Он даже слегка удивился:
— Надо же. Правильно.
Я небрежно взмахнул рукой. Это опять же далось мне с трудом, но я все же нашел в себе силы.
— Меня, знаешь ли, не зря признавали «лучшим сыщиком года» два года подряд. В тридцать четвертом и тридцать пятом.
Он улыбнулся.
— Да. Мне всегда нравилась эта фраза.
Меня буквально перекосило от ненависти к этому человеку. Будь у меня сейчас силы, я бы метнулся через стол и ничтоже сумняшеся придушил бы его на месте. И он это понял. Его улыбка тут же погасла.
— Забудь и думать об этом, Клайд. У тебя ничего не получится.
— Убирайся отсюда! — заорал я в истерике. — Отстань от меня! Уходи!
— Не могу. Не могу, даже если бы и хотел… а я не хочу. — В его взгляде странно смешались злость и мольба. — Попытайся понять меня, Клайд…
— А у меня есть выбор? Когда-нибудь был, вообще?
Он как будто меня и не слышал.
— Это мир, в котором я больше не буду стареть. Мир, где время остановилось за полтора года до Второй мировой, где газеты всегда стоят три цента, где я могу есть бифштексы и яйца, не заботясь об уровне холестерина в крови.
— Ни хрена не понимаю. О чем ты?
— Вот именно! Не понимаешь! — Он резко подался вперед. — В этом мире я, наконец, стану тем, кем всегда мечтал стать. Частным сыщиком. Буду гонять по ночному городу в быстрых спортивных автомобилях, отстреливаться от негодяев — зная, что я обязательно в них попаду, а они в меня нет, — и просыпаться наутро в постели с шикарной девицей под веселое пение птиц. И чтобы солнце светило в окно. Это чудесное калифорнийское солнце.
— У меня в спальне окна выходят на запад, — мрачно заметил я.
— Уже нет, — спокойно ответил он, и я почувствовал, как мои руки на подлокотниках кресла бессильно сжались в кулаки. — Ты понимаешь, как это прекрасно? Как совершенно? В этом мире люди не сходят с ума от унизительной глупой болезни под названием опоясывающий лишай. Здесь никто не седеет и не лысеет. Ты понимаешь?
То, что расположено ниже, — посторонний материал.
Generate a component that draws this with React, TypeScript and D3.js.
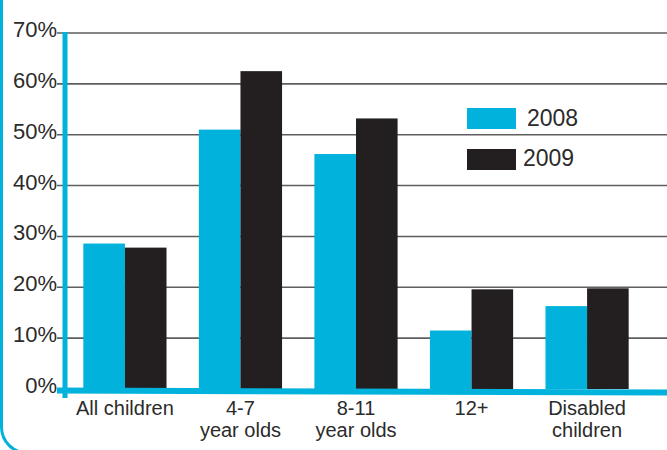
import * as React from 'react';
import {scaleBand, scaleLinear} from 'd3';

const categories = ['All children', '4-7 year olds', '8-11 year olds', '12+', 'Disabled children'];
const categoryLines = [['All children'], ['4-7', 'year olds'], ['8-11', 'year olds'], ['12+'], ['Disabled', 'children']];
const series2008 = [28.6, 51, 46.2, 11.5, 16.3];
const series2009 = [27.8, 62.5, 53.2, 19.6, 19.8];
const seriesNames = ['2008', '2009'];
const yTicks = [0, 10, 20, 30, 40, 50, 60, 70];

const BLUE = '#00b2dc';
const BLACK = '#231f20';
const TEXT = '#2b2b2b';
const FONT = '"Liberation Sans", Arial, sans-serif';

export default function App() {
  const width = 667;
  const height = 450;

  const y = scaleLinear().domain([0, 70]).range([389, 33]);
  const x = scaleBand<string>()
    .domain(categories)
    .range([66, 646])
    .paddingInner(0.28)
    .paddingOuter(0.15);
  const sub = scaleBand<string>()
    .domain(seriesNames)
    .range([0, x.bandwidth()]);

  const values = [series2008, series2009];
  const colors = [BLUE, BLACK];

  return (
    <svg width={width} height={height} style={{position: 'absolute', left: 0, top: 0}}
         fontFamily={FONT}>
      <rect x={0} y={0} width={width} height={height} fill="#fff" />
      {/* frame corner */}
      <rect x={1.5} y={-60} width={800} height={513} rx={26} fill="none" stroke={BLUE} strokeWidth={3} />

      {/* gridlines + tick labels */}
      {yTicks.map((t) => (
        <g key={t}>
          {t > 0 && <line x1={57} x2={667} y1={y(t)} y2={y(t)} stroke="#5e5e5e" strokeWidth={1.6} />}
          <text x={57} y={y(t) + 4} textAnchor="end" fontSize={22} fill={TEXT}>{t}%</text>
        </g>
      ))}

      {/* bars */}
      {values.map((vals, si) => vals.map((v, i) => (
        <rect key={`${si}-${i}`}
              x={(x(categories[i]) as number) + (sub(seriesNames[si]) as number)}
              y={y(v)}
              width={sub.bandwidth()}
              height={y(0) - y(v)}
              fill={colors[si]} />
      )))}

      {/* axes */}
      <line x1={57} x2={667} y1={390.5} y2={392.5} stroke={BLUE} strokeWidth={6} />
      <line x1={65} x2={65} y1={32} y2={398} stroke={BLUE} strokeWidth={5} />

      {/* category labels */}
      {categoryLines.map((lines, i) => (
        <text key={i} x={(x(categories[i]) as number) + x.bandwidth() / 2} y={415}
              textAnchor="middle" fontSize={20} fill={TEXT}>
          {lines.map((l, j) => (
            <tspan key={j} x={(x(categories[i]) as number) + x.bandwidth() / 2} dy={j === 0 ? 0 : 22}>{l}</tspan>
          ))}
        </text>
      ))}

      {/* legend */}
      {seriesNames.map((s, i) => (
        <g key={s}>
          <rect x={467} y={108 + i * 41} width={49} height={21} fill={colors[i]} />
          <text x={i === 0 ? 527 : 523} y={126 + i * 40} fontSize={23} fill={TEXT}>{s}</text>
        </g>
      ))}
    </svg>
  );
}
Он посмотрел мне в глаза, и я понял, что у меня нет надежды спастись. Никакой надежды.
— В этом мире любимые сыновья не умирают от СПИДа, а любимые жены не кончают с собой, проглотив три упаковки снотворного. И потом, ты здесь чужой. И всегда был чужим. Ты, а не я, хотя тебе, может быть, все представляется наоборот. Это мой мир. Я его создал в воображении, и он существует только за счет моего труда и моего честолюбия. Я его отдал тебе на время… а теперь забираю назад, вот и все.
— Но сначала ты, может быть, мне расскажешь, как ты сюда попал? Мне действительно интересно.
— Это было несложно. Я разрушил твой мир по частям — начиная с Деммиков, которые, кстати, были всего лишь паршивым подобием Ника и Норы Чарльз, — и перестроил по собственной схеме. Сперва я убрал всех дорогих для тебя второстепенных персонажей, а сейчас изымаю детали твоего привычного окружения. Иными словами, выбиваю почву у тебя из-под ног, распускаю твой мир по ниточкам. Не скажу, что я этим горжусь. Тут гордиться особенно нечем. Но я горжусь, что мне хватает на это силы воли.